* [WRITTEN TASK]
Pictures do not belong in the output. Reproduce exactly the lines from the start of the records through the line with "0.85, 0.9, 1.85]".

## BEGIN DATASET ENTRIES

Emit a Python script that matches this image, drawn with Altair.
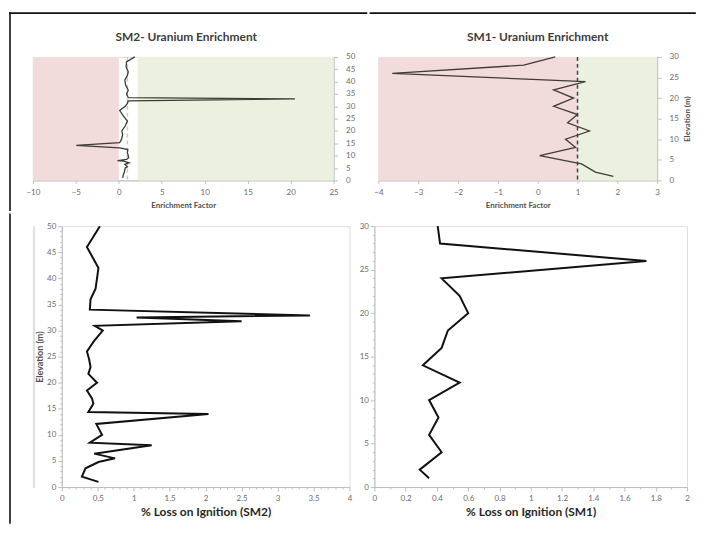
import json
import altair as alt
import pandas as pd

# ---------------- data ----------------
# SM2 enrichment factor profile
sm2_ef_elev = [1, 2, 3.5, 5, 5.5, 6.5, 7.1, 7.8, 8, 8.5, 9.2, 10, 11.2, 12.5, 13.2, 14.2, 15.3, 16.5, 18.5, 20,
               22, 24, 26, 28.3, 30, 31.2, 32.2, 33, 33.5, 35, 36.5, 38.5, 40.6, 42.5, 44, 46, 48, 50]
sm2_ef = [0.45, 0.5, 0.65, 0.75, 1.0, 0.7, 1.2, 0.55, -0.15, 0.9, 1.15, 1.1, 1.0, 1.05, 0.1, -4.95, 0.1, 0.3, 0.45, 0.35,
          0.75, 1.0, 0.55, 0.1, 0.75, 1.0, 1.1, 20.5, 1.1, 0.9, 1.1, 0.8, 0.7, 1.0, 1.1, 0.85, 0.9, 1.85]

# SM2 loss on ignition profile
sm2_loi_elev = [1, 2, 3.6, 4.8, 5.5, 6.4, 8, 8.5, 10, 12.1, 14, 14.4, 16, 17, 18.5, 20, 21.7, 23, 24.5, 26,
                28, 30, 30.9, 31.8, 32.5, 32.9, 34, 36, 38, 40, 42, 46, 50]
sm2_loi = [0.51, 0.28, 0.33, 0.51, 0.74, 0.45, 1.25, 0.39, 0.56, 0.48, 2.04, 0.37, 0.44, 0.42, 0.35, 0.49, 0.37, 0.40,
           0.38, 0.35, 0.45, 0.57, 0.46, 2.5, 1.04, 3.45, 0.39, 0.40, 0.47, 0.49, 0.51, 0.35, 0.53]

# SM1 profiles (samples every 2 m)
sm1_elev = [1, 2, 4, 6, 8, 10, 12, 14, 16, 18, 20, 22, 24, 26, 28, 30]
sm1_ef = [1.9, 1.45, 1.1, 0.05, 0.95, 0.7, 1.3, 0.75, 1.0, 0.4, 0.9, 0.4, 1.2, -3.65, -0.35, 0.44]
sm1_loi = [0.35, 0.29, 0.43, 0.35, 0.41, 0.35, 0.545, 0.31, 0.43, 0.47, 0.6, 0.545, 0.43, 1.74, 0.42, 0.405]

# background zones of the enrichment panels
zone_names = ["Depleted", "Enriched"]
zone_colors = ["#f2dcdb", "#ebf1de"]
sm2_zone_from = [-10, 2.2]
sm2_zone_to = [0, 25]
sm1_zone_from = [-4, 1]
sm1_zone_to = [1, 3]
reference_ef = [1]

# tick labels
sm2_ef_ticks = [-10, -5, 0, 5, 10, 15, 20, 25]
sm1_ef_ticks = [-4, -3, -2, -1, 0, 1, 2, 3]
sm2_elev_ticks = [0, 5, 10, 15, 20, 25, 30, 35, 40, 45, 50]
sm1_elev_ticks = [0, 5, 10, 15, 20, 25, 30]
loi2_ticks = [0, 0.5, 1, 1.5, 2, 2.5, 3, 3.5, 4]
loi1_ticks = [0, 0.2, 0.4, 0.6, 0.8, 1, 1.2, 1.4, 1.6, 1.8, 2]

# minor tick positions
loi2_minor = [round(i * 0.1, 1) for i in range(41)]
loi1_minor = [round(i * 0.1, 1) for i in range(21)]
sm2_elev_minor = list(range(51))
sm1_elev_minor = list(range(31))

# ---------------- style ----------------
FONT = "Lato"
LBL = "#6b6b6b"
AX = "#bdbdbd"
WA, HA = 302, 124
WB, HB = 280, 124
WC, HC = 289, 262
WD, HD = 314, 262


def is_major(major):
    return "indexof(%s, datum.value) >= 0" % json.dumps(major)


def minor_axis(values, major, **kw):
    test = is_major(major)
    return alt.Axis(values=values, labelExpr="%s ? format(datum.value, '~g') : ''" % test,
                    tickSize={"condition": {"test": test, "value": 4}, "value": 2},
                    labelFont=FONT, labelFontSize=8, labelColor=LBL, labelFlush=False, labelOverlap=False,
                    tickColor=AX, domainColor=AX, grid=False, **kw)


top_x = dict(labelFont=FONT, labelFontSize=8, labelColor=LBL, labelFlush=False, labelOverlap=False,
             labelPadding=5, tickSize=3, tickColor=AX, domainColor=AX, grid=False,
             titleFont=FONT, titleFontSize=8, titleFontWeight="bold", titleColor="#505050", titlePadding=5)
top_y = dict(orient="right", labelFont=FONT, labelFontSize=8, labelColor=LBL, labelPadding=8, tickSize=4,
             tickColor=AX, domainColor=AX, grid=False)

one = pd.DataFrame({"k": [0]})


def frame(x, y, x2=None, y2=None):
    enc = {"x": alt.value(x), "y": alt.value(y)}
    if x2 is not None:
        enc["x2"] = alt.value(x2)
    if y2 is not None:
        enc["y2"] = alt.value(y2)
    return alt.Chart(one).mark_rule(color="#111111", strokeWidth=1.6, strokeCap="square").encode(**enc)


def title_text(text, x):
    return alt.Chart(pd.DataFrame({"t": [text]})).mark_text(
        font=FONT, fontSize=12, fontWeight="bold", color="#3c3c3c", align="center", baseline="middle"
    ).encode(text="t:N", x=alt.value(x), y=alt.value(-20))


def ef_panel(elev, ef, zfrom, zto, xdom, xticks, ydom, yticks, W, H, title, title_x, ytitle, ref_color, frames):
    xs = alt.Scale(domain=xdom, nice=False, zero=False)
    ys = alt.Scale(domain=ydom, nice=False, zero=False)
    yaxis_kw = dict(top_y)
    if ytitle:
        yaxis_kw.update(title=ytitle, titleAngle=270, titleBaseline="top", titleFont=FONT, titleFontSize=8,
                        titleFontWeight="bold", titleColor="#505050", titlePadding=5)
    else:
        yaxis_kw.update(title=None)
    xax = alt.Axis(values=xticks, title="Enrichment Factor", **top_x)
    yax = alt.Axis(values=yticks, **yaxis_kw)
    zones = pd.DataFrame({"zone": zone_names, "x0": zfrom, "x1": zto,
                          "y0": [ydom[0]] * 2, "y1": [ydom[1]] * 2})
    bg = alt.Chart(zones).mark_rect().encode(
        x=alt.X("x0:Q", scale=xs, axis=xax), x2="x1:Q",
        y=alt.Y("y0:Q", scale=ys, axis=yax), y2="y1:Q",
        color=alt.Color("zone:N", scale=alt.Scale(domain=zone_names, range=zone_colors), legend=None))
    ref = alt.Chart(pd.DataFrame({"r": reference_ef})).mark_rule(
        color=ref_color, strokeDash=[4, 3], strokeWidth=1.5).encode(x=alt.X("r:Q", scale=xs, axis=xax))
    line = alt.Chart(pd.DataFrame({"elev": elev, "ef": ef})).mark_line(
        color="#3d3d36", strokeWidth=1.3).encode(
        x=alt.X("ef:Q", scale=xs, axis=xax),
        y=alt.Y("elev:Q", scale=ys, axis=yax),
        order=alt.Order("elev:Q"))
    return alt.layer(bg, ref, line, title_text(title, title_x), *frames).properties(width=W, height=H)


def loi_panel(elev, loi, xdom, xminor, xmajor, ydom, yminor, ymajor, W, H, xtitle, ytitle):
    xs = alt.Scale(domain=xdom, nice=False, zero=False)
    ys = alt.Scale(domain=ydom, nice=False, zero=False)
    ykw = dict(labelPadding=2)
    if ytitle:
        ykw.update(title=ytitle, titleFont=FONT, titleFontSize=9, titleFontWeight="bold", titleColor="#505050",
                   titlePadding=2)
    else:
        ykw.update(title=None)
    line = alt.Chart(pd.DataFrame({"elev": elev, "loi": loi})).mark_line(
        color="#111111", strokeWidth=2).encode(
        x=alt.X("loi:Q", scale=xs, axis=minor_axis(xminor, xmajor, title=xtitle, labelPadding=4, titleFont=FONT,
                                                     titleFontSize=12, titleFontWeight="bold", titleColor="#262626",
                                                     titlePadding=4)),
        y=alt.Y("elev:Q", scale=ys, axis=minor_axis(yminor, ymajor, **ykw)),
        order=alt.Order("elev:Q"))
    return line.properties(width=W, height=H)


A = ef_panel(sm2_ef_elev, sm2_ef, sm2_zone_from, sm2_zone_to, [-10, 25], sm2_ef_ticks, [0, 50], sm2_elev_ticks,
             WA, HA, "SM2- Uranium Enrichment", WA / 2 + 3, None, "#c9c9c9",
             [frame(-23, -44, y2=HA + 30), frame(-23, -44, x2=WA + 33)])
B = ef_panel(sm1_elev, sm1_ef, sm1_zone_from, sm1_zone_to, [-4, 3], sm1_ef_ticks, [0, 30], sm1_elev_ticks,
             WB, HB, "SM1- Uranium Enrichment", WB / 2 + 20, "Elevation (m)", "#444444",
             [frame(-8, -44, x2=WB + 38)])
C = loi_panel(sm2_loi_elev, sm2_loi, [0, 4], loi2_minor, loi2_ticks, [0, 50], sm2_elev_minor, sm2_elev_ticks,
              WC, HC, "% Loss on Ignition (SM2)", "Elevation (m)")
D = loi_panel(sm1_elev, sm1_loi, [0, 2], loi1_minor, loi1_ticks, [0, 30], sm1_elev_minor, sm1_elev_ticks,
              WD, HD, "% Loss on Ignition (SM1)", None)
# thin spacer column that carries the lower part of the figure frame
S = frame(-23, -12, y2=HC + 36).properties(width=1, height=HC)

top = alt.hconcat(A, B, spacing=0)
bottom = alt.hconcat(S, alt.hconcat(C, D, spacing=6), spacing=0)
chart = alt.concat(top, bottom, columns=1, spacing=0).properties(
    padding={"left": 0, "top": 2, "right": 0, "bottom": 0}
).configure_view(strokeWidth=0).configure(font=FONT)

chart.save("out.html", embed_options={"renderer": "svg", "actions": False})
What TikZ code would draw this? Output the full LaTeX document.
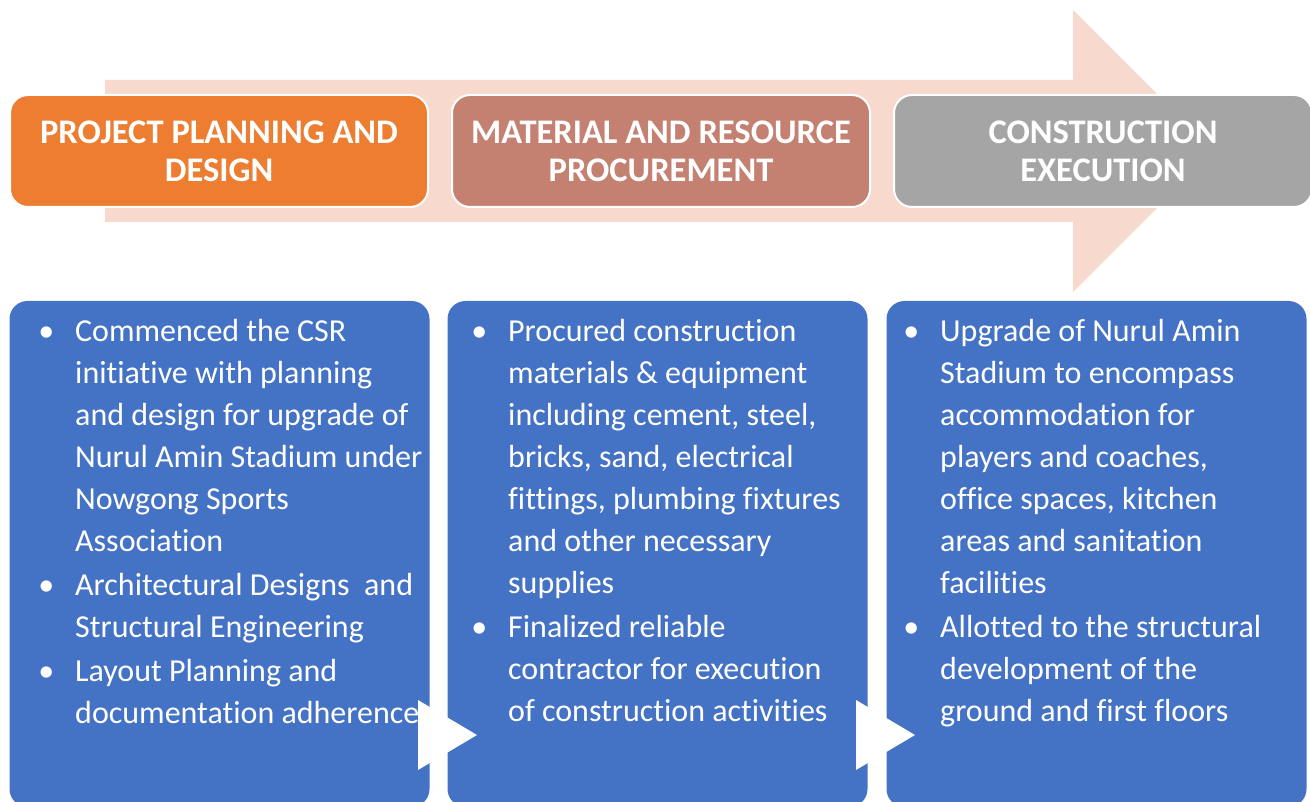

## END DATASET ENTRIES

* [TASK RESULT]
Emit a Python script that matches this image, drawn with Altair.
import json
import altair as alt
import pandas as pd

# ---------------- data ----------------
# SM2 enrichment factor profile
sm2_ef_elev = [1, 2, 3.5, 5, 5.5, 6.5, 7.1, 7.8, 8, 8.5, 9.2, 10, 11.2, 12.5, 13.2, 14.2, 15.3, 16.5, 18.5, 20,
               22, 24, 26, 28.3, 30, 31.2, 32.2, 33, 33.5, 35, 36.5, 38.5, 40.6, 42.5, 44, 46, 48, 50]
sm2_ef = [0.45, 0.5, 0.65, 0.75, 1.0, 0.7, 1.2, 0.55, -0.15, 0.9, 1.15, 1.1, 1.0, 1.05, 0.1, -4.95, 0.1, 0.3, 0.45, 0.35,
          0.75, 1.0, 0.55, 0.1, 0.75, 1.0, 1.1, 20.5, 1.1, 0.9, 1.1, 0.8, 0.7, 1.0, 1.1, 0.85, 0.9, 1.85]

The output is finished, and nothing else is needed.